→ Task prompt:
Omit all images, then return the remaining material exactly as it stands.

→ Information supplied:
-=-=-
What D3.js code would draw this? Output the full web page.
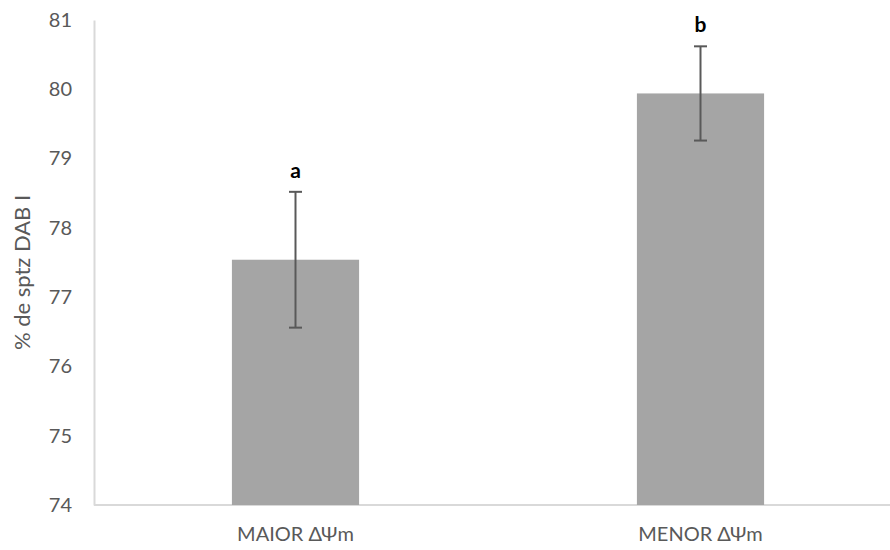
<!DOCTYPE html>
<html>
<head>
<meta charset="utf-8">
<script src="https://cdn.jsdelivr.net/npm/d3@7"></script>
<style>
  html, body { margin: 0; padding: 0; background: #fff; }
  svg { display: block; }
</style>
</head>
<body>
<svg id="chart" width="890" height="550"></svg>
<script>
// Mean % of DAB class I spermatozoa by mitochondrial membrane potential group
const categories = ["MAIOR ΔΨm", "MENOR ΔΨm"];
const means = [77.54, 79.94];
const errors = [0.98, 0.68];
const groupLetters = ["a", "b"];
const yTicks = [74, 75, 76, 77, 78, 79, 80, 81];

const svg = d3.select("#chart");
const font = "Lato, 'Open Sans', sans-serif";

const x = d3.scaleBand()
  .domain(categories)
  .range([93, 903])
  .paddingInner(0.686)
  .paddingOuter(0.343);

const y = d3.scaleLinear()
  .domain([74, 81])
  .range([505, 20]);

// Y axis: light vertical line with labels only
const yAxis = svg.append("g")
  .attr("transform", "translate(94,0)")
  .call(d3.axisLeft(y).tickValues(yTicks).tickSize(0).tickPadding(22).tickFormat(d3.format("d")));
yAxis.select(".domain").attr("stroke", "#d9d9d9").attr("stroke-width", 2);
yAxis.selectAll("text")
  .attr("fill", "#595959")
  .attr("font-family", font)
  .attr("font-size", 20);

// X axis: baseline with category labels
const xAxis = svg.append("g")
  .attr("transform", `translate(0,${y(74)})`)
  .call(d3.axisBottom(x).tickSize(0).tickPadding(22));
xAxis.select(".domain").attr("d", "M94,0H890").attr("stroke", "#d9d9d9").attr("stroke-width", 2);
xAxis.selectAll("text")
  .attr("fill", "#595959")
  .attr("font-family", font)
  .attr("font-size", 20);

// Axis title
svg.append("text")
  .attr("transform", `translate(24,${(y(74) + y(81)) / 2 + 10}) rotate(-90)`)
  .attr("text-anchor", "middle")
  .attr("dominant-baseline", "middle")
  .attr("fill", "#595959")
  .attr("font-family", font)
  .attr("font-size", 22)
  .text("% de sptz DAB I");

// Bars
svg.append("g").selectAll("rect")
  .data(categories)
  .join("rect")
  .attr("x", d => x(d))
  .attr("width", x.bandwidth())
  .attr("y", (d, i) => y(means[i]))
  .attr("height", (d, i) => y(74) - y(means[i]))
  .attr("fill", "#a5a5a5");

// Error bars
const eb = svg.append("g")
  .attr("stroke", "#595959")
  .attr("stroke-width", 2)
  .selectAll("g")
  .data(categories)
  .join("g")
  .attr("transform", d => `translate(${x(d) + x.bandwidth() / 2},0)`);
eb.append("line")
  .attr("y1", (d, i) => y(means[i] - errors[i]))
  .attr("y2", (d, i) => y(means[i] + errors[i]));
eb.append("line")
  .attr("x1", -6.5).attr("x2", 6.5)
  .attr("y1", (d, i) => y(means[i] + errors[i]))
  .attr("y2", (d, i) => y(means[i] + errors[i]));
eb.append("line")
  .attr("x1", -6.5).attr("x2", 6.5)
  .attr("y1", (d, i) => y(means[i] - errors[i]))
  .attr("y2", (d, i) => y(means[i] - errors[i]));

// Significance letters above error bars
svg.append("g").selectAll("text")
  .data(categories)
  .join("text")
  .attr("x", d => x(d) + x.bandwidth() / 2)
  .attr("y", (d, i) => y(means[i] + errors[i]) - 14)
  .attr("text-anchor", "middle")
  .attr("fill", "#000")
  .attr("font-family", font)
  .attr("font-weight", "bold")
  .attr("font-size", 21)
  .text((d, i) => groupLetters[i]);
</script>
</body>
</html>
-=-=-
→ Output for this task:
What D3.js code would draw this? Output the full web page.
<!DOCTYPE html>
<html>
<head>
<meta charset="utf-8">
<script src="https://cdn.jsdelivr.net/npm/d3@7"></script>
<style>
  html, body { margin: 0; padding: 0; background: #fff; }
  svg { display: block; }
</style>
</head>
<body>
<svg id="chart" width="890" height="550"></svg>
<script>
// Mean % of DAB class I spermatozoa by mitochondrial membrane potential group
const categories = ["MAIOR ΔΨm", "MENOR ΔΨm"];
const means = [77.54, 79.94];
const errors = [0.98, 0.68];
const groupLetters = ["a", "b"];
const yTicks = [74, 75, 76, 77, 78, 79, 80, 81];

const svg = d3.select("#chart");
const font = "Lato, 'Open Sans', sans-serif";

const x = d3.scaleBand()
  .domain(categories)
  .range([93, 903])
  .paddingInner(0.686)
  .paddingOuter(0.343);

const y = d3.scaleLinear()
  .domain([74, 81])
  .range([505, 20]);

// Y axis: light vertical line with labels only
const yAxis = svg.append("g")
  .attr("transform", "translate(94,0)")
  .call(d3.axisLeft(y).tickValues(yTicks).tickSize(0).tickPadding(22).tickFormat(d3.format("d")));
yAxis.select(".domain").attr("stroke", "#d9d9d9").attr("stroke-width", 2);
yAxis.selectAll("text")
  .attr("fill", "#595959")
  .attr("font-family", font)
  .attr("font-size", 20);

// X axis: baseline with category labels
const xAxis = svg.append("g")
  .attr("transform", `translate(0,${y(74)})`)
  .call(d3.axisBottom(x).tickSize(0).tickPadding(22));
xAxis.select(".domain").attr("d", "M94,0H890").attr("stroke", "#d9d9d9").attr("stroke-width", 2);
xAxis.selectAll("text")
  .attr("fill", "#595959")
  .attr("font-family", font)
  .attr("font-size", 20);

// Axis title
svg.append("text")
  .attr("transform", `translate(24,${(y(74) + y(81)) / 2 + 10}) rotate(-90)`)
  .attr("text-anchor", "middle")
  .attr("dominant-baseline", "middle")
  .attr("fill", "#595959")
  .attr("font-family", font)
  .attr("font-size", 22)
  .text("% de sptz DAB I");

// Bars
svg.append("g").selectAll("rect")
  .data(categories)
  .join("rect")
  .attr("x", d => x(d))
  .attr("width", x.bandwidth())
  .attr("y", (d, i) => y(means[i]))
  .attr("height", (d, i) => y(74) - y(means[i]))
  .attr("fill", "#a5a5a5");

// Error bars
const eb = svg.append("g")
  .attr("stroke", "#595959")
  .attr("stroke-width", 2)
  .selectAll("g")
  .data(categories)
  .join("g")
  .attr("transform", d => `translate(${x(d) + x.bandwidth() / 2},0)`);
eb.append("line")
  .attr("y1", (d, i) => y(means[i] - errors[i]))
  .attr("y2", (d, i) => y(means[i] + errors[i]));
eb.append("line")
  .attr("x1", -6.5).attr("x2", 6.5)
  .attr("y1", (d, i) => y(means[i] + errors[i]))
  .attr("y2", (d, i) => y(means[i] + errors[i]));
eb.append("line")
  .attr("x1", -6.5).attr("x2", 6.5)
  .attr("y1", (d, i) => y(means[i] - errors[i]))
  .attr("y2", (d, i) => y(means[i] - errors[i]));

// Significance letters above error bars
svg.append("g").selectAll("text")
  .data(categories)
  .join("text")
  .attr("x", d => x(d) + x.bandwidth() / 2)
  .attr("y", (d, i) => y(means[i] + errors[i]) - 14)
  .attr("text-anchor", "middle")
  .attr("fill", "#000")
  .attr("font-family", font)
  .attr("font-weight", "bold")
  .attr("font-size", 21)
  .text((d, i) => groupLetters[i]);
</script>
</body>
</html>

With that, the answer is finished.